-- begin SOURCE MATERIAL --

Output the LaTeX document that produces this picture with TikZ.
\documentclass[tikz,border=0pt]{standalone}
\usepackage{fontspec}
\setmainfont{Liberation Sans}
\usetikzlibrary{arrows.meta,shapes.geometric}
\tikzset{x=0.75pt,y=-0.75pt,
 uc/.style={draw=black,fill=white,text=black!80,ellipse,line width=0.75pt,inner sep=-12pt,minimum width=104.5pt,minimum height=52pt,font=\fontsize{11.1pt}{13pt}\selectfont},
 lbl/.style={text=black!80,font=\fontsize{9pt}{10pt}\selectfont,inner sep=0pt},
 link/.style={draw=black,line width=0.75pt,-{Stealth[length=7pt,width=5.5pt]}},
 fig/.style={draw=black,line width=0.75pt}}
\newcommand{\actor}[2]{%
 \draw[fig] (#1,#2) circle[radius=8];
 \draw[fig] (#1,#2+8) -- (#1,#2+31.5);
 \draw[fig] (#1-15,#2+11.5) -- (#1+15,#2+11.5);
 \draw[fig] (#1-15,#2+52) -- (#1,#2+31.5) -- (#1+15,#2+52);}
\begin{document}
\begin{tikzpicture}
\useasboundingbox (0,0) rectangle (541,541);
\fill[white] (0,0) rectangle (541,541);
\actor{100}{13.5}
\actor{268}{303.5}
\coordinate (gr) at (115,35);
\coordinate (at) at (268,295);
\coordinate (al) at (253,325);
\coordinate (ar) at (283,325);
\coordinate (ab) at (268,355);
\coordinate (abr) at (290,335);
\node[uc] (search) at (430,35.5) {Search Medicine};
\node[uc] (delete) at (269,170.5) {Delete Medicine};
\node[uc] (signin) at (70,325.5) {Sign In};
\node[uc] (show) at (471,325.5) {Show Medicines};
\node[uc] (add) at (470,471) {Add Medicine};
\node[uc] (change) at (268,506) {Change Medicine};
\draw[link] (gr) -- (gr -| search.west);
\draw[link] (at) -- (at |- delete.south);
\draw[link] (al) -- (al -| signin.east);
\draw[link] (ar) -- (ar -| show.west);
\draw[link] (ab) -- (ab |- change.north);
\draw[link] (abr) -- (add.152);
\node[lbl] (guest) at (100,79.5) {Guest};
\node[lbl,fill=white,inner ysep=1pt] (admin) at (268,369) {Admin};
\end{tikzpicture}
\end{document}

-- end SOURCE MATERIAL --
-- begin SOURCE MATERIAL --

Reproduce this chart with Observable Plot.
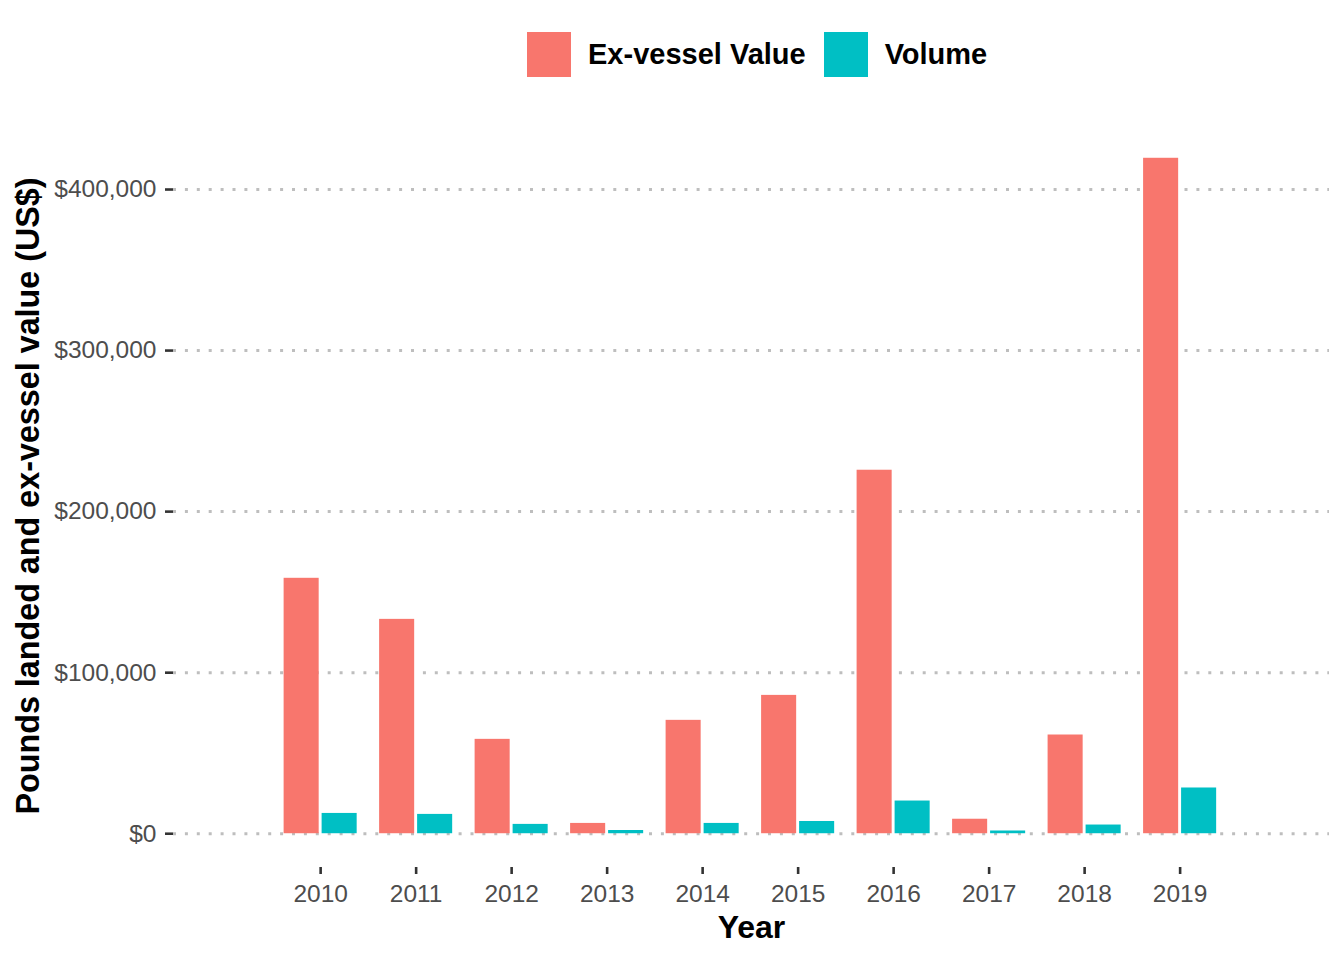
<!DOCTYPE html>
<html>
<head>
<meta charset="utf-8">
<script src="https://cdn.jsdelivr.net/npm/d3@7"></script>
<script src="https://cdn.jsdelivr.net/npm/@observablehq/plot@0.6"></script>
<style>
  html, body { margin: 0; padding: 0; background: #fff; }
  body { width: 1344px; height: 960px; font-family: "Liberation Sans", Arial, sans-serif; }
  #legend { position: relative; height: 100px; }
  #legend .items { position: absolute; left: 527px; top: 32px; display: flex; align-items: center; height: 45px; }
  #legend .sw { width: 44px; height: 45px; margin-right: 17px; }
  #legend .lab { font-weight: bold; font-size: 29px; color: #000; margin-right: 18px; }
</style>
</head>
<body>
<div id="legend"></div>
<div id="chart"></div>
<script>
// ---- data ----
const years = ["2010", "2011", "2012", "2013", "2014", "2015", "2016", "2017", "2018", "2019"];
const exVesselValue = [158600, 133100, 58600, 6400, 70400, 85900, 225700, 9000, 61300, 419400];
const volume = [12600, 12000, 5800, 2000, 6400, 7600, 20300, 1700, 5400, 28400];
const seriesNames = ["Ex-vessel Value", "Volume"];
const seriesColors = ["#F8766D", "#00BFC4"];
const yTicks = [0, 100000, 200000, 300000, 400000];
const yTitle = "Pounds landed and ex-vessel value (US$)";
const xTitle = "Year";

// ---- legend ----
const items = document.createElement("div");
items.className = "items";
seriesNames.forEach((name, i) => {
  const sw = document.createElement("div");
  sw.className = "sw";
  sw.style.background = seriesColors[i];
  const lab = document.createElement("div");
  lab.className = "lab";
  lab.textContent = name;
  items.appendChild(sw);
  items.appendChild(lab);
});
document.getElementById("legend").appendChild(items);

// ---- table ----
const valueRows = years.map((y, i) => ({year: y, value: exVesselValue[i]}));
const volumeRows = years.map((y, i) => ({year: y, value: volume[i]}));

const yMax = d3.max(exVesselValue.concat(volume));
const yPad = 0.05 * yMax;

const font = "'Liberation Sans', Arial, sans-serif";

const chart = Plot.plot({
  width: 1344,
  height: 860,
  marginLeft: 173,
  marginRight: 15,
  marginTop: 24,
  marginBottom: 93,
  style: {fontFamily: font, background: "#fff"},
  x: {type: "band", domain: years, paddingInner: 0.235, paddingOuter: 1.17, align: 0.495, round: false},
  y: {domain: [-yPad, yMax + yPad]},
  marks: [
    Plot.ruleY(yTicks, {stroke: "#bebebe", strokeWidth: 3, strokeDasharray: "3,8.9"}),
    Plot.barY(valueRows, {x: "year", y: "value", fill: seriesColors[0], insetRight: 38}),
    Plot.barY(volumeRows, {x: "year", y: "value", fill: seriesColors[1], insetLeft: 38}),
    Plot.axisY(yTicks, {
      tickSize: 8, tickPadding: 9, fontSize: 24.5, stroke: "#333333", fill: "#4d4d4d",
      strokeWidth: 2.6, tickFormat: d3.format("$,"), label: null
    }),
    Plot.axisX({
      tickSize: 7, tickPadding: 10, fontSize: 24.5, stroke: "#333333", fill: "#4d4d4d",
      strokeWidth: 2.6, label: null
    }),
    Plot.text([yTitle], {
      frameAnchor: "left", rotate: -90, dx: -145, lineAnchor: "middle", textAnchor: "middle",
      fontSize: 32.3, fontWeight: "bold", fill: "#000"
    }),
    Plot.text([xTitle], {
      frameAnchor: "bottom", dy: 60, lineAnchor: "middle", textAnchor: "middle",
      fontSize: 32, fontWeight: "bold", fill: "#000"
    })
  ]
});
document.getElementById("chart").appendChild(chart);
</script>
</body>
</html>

-- end SOURCE MATERIAL --

SET PROBLEM: Which lines in the records above contain the string "this"? Copy each one.

REPLY:
Output the LaTeX document that produces this picture with TikZ.
Reproduce this chart with Observable Plot.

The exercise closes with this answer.